[BEGIN Dataset content]

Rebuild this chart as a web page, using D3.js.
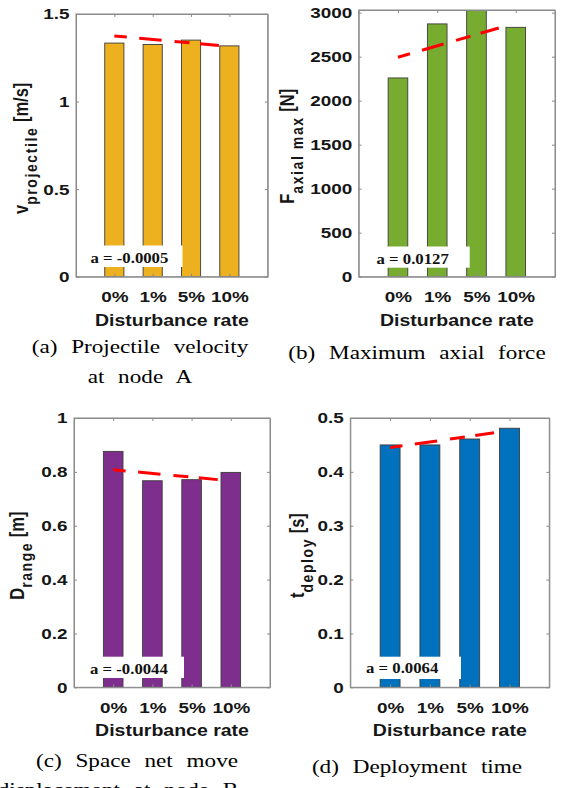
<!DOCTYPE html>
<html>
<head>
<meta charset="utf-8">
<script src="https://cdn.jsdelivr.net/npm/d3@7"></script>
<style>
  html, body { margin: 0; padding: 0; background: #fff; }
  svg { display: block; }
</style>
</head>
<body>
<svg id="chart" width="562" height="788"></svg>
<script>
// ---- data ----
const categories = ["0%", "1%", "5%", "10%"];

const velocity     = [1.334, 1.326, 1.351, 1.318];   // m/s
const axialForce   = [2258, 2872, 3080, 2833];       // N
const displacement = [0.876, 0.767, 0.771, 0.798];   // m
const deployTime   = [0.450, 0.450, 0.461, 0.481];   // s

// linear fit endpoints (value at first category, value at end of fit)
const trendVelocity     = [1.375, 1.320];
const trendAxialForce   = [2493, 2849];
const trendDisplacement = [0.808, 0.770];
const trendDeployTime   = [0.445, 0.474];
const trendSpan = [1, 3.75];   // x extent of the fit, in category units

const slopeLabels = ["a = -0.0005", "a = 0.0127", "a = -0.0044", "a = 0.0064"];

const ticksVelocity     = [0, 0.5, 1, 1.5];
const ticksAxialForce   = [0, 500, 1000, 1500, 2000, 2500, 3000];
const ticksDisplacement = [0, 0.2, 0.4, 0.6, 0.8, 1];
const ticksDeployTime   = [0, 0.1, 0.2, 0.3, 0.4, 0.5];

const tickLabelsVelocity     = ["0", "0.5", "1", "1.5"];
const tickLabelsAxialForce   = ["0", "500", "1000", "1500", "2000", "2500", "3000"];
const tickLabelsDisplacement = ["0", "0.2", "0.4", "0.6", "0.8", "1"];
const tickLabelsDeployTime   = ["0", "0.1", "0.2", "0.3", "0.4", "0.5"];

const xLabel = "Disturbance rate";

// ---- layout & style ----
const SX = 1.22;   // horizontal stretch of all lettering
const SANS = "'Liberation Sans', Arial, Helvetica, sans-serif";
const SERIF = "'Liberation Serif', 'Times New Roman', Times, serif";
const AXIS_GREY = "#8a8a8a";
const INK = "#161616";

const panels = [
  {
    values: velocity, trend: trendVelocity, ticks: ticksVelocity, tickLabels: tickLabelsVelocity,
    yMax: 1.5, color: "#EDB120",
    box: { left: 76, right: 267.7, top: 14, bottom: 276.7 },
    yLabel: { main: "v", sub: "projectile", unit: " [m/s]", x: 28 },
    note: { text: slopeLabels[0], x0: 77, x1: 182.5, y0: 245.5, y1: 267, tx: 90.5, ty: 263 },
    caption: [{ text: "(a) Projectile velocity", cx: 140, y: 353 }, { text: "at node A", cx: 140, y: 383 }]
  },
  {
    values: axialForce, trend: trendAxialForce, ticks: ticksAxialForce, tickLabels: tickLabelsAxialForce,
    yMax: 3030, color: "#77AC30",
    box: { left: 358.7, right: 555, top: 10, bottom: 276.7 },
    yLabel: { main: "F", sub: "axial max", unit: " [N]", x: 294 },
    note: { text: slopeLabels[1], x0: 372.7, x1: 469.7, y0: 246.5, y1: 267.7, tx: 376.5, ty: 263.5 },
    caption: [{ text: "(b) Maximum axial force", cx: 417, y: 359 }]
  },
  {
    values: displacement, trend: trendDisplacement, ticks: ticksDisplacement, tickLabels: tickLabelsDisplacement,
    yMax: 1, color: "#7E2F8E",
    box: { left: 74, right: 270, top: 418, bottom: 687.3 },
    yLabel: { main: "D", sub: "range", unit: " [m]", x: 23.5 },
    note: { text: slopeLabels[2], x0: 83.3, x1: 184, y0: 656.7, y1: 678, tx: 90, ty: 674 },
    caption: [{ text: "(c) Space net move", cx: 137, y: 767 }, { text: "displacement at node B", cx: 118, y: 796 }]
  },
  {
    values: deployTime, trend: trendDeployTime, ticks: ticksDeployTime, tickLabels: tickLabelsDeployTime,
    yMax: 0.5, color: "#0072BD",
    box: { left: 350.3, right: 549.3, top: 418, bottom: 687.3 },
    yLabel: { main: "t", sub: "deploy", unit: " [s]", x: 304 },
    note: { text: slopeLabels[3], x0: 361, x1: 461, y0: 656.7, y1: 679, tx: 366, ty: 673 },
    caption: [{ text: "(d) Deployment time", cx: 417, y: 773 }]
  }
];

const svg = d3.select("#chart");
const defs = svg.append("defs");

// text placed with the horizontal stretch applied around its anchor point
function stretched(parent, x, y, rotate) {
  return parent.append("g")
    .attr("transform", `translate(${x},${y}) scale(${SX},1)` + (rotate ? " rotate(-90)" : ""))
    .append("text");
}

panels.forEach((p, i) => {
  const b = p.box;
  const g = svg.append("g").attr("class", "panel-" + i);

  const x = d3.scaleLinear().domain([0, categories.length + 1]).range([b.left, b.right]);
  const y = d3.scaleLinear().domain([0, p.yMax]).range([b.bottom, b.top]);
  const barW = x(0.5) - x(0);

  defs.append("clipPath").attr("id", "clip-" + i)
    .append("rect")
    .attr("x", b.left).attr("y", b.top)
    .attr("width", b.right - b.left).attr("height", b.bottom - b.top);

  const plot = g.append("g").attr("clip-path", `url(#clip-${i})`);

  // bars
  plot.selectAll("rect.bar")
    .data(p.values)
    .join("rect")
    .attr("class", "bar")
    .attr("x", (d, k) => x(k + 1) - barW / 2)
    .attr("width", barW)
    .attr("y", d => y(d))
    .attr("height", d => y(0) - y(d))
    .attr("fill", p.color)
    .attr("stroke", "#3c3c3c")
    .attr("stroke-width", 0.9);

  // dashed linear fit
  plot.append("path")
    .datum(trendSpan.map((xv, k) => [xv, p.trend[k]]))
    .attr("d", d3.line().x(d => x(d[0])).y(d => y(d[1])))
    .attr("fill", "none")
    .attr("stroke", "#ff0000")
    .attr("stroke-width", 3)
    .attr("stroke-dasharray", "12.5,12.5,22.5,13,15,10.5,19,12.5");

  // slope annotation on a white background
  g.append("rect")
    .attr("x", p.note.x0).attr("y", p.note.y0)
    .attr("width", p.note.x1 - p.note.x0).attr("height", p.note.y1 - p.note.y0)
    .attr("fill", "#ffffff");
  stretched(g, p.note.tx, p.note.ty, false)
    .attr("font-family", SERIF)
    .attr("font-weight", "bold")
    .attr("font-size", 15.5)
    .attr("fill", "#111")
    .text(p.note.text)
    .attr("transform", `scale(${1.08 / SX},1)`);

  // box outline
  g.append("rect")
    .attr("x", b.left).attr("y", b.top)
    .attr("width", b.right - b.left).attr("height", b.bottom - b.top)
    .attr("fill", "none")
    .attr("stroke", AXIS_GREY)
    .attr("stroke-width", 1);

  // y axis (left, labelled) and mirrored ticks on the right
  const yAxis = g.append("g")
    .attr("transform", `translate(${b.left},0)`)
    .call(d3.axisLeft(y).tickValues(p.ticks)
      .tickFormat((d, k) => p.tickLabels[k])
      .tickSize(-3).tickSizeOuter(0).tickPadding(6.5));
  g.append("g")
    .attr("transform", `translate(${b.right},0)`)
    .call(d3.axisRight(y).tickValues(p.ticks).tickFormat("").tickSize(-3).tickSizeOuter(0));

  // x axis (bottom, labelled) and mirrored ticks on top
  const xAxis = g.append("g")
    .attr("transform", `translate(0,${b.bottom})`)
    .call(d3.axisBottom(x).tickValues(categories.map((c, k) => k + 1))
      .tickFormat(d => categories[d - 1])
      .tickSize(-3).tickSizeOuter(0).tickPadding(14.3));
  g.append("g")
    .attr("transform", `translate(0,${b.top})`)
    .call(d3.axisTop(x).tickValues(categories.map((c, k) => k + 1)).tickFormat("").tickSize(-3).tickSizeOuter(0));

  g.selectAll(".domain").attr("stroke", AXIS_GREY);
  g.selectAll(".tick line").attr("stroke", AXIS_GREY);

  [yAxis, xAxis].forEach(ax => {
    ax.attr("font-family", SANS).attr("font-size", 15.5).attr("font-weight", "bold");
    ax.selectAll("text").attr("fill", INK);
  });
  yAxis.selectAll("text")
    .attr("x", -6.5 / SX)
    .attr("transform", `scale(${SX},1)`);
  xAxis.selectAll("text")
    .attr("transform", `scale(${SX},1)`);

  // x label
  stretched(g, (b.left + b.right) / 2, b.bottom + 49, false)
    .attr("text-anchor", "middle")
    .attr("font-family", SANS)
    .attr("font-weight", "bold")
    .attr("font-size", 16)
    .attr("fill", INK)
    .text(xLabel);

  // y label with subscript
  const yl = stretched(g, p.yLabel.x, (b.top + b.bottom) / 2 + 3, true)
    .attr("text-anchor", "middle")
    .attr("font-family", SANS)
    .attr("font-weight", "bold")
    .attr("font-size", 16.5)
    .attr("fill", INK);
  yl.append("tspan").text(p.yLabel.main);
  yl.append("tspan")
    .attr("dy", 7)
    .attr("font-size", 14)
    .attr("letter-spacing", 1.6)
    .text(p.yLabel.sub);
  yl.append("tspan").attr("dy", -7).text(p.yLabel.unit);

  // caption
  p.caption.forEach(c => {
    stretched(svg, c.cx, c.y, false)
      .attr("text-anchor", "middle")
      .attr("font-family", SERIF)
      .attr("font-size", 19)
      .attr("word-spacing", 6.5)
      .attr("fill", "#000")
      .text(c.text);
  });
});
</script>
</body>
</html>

[END Dataset content]

Instructions to follow: Leave out the pictures, then repeat the listing above exactly from its first line to the line with "0.3, 0.4, 0.5];", inclusive.

Response:
Rebuild this chart as a web page, using D3.js.
<!DOCTYPE html>
<html>
<head>
<meta charset="utf-8">
<script src="https://cdn.jsdelivr.net/npm/d3@7"></script>
<style>
  html, body { margin: 0; padding: 0; background: #fff; }
  svg { display: block; }
</style>
</head>
<body>
<svg id="chart" width="562" height="788"></svg>
<script>
// ---- data ----
const categories = ["0%", "1%", "5%", "10%"];

const velocity     = [1.334, 1.326, 1.351, 1.318];   // m/s
const axialForce   = [2258, 2872, 3080, 2833];       // N
const displacement = [0.876, 0.767, 0.771, 0.798];   // m
const deployTime   = [0.450, 0.450, 0.461, 0.481];   // s

// linear fit endpoints (value at first category, value at end of fit)
const trendVelocity     = [1.375, 1.320];
const trendAxialForce   = [2493, 2849];
const trendDisplacement = [0.808, 0.770];
const trendDeployTime   = [0.445, 0.474];
const trendSpan = [1, 3.75];   // x extent of the fit, in category units

const slopeLabels = ["a = -0.0005", "a = 0.0127", "a = -0.0044", "a = 0.0064"];

const ticksVelocity     = [0, 0.5, 1, 1.5];
const ticksAxialForce   = [0, 500, 1000, 1500, 2000, 2500, 3000];
const ticksDisplacement = [0, 0.2, 0.4, 0.6, 0.8, 1];
const ticksDeployTime   = [0, 0.1, 0.2, 0.3, 0.4, 0.5];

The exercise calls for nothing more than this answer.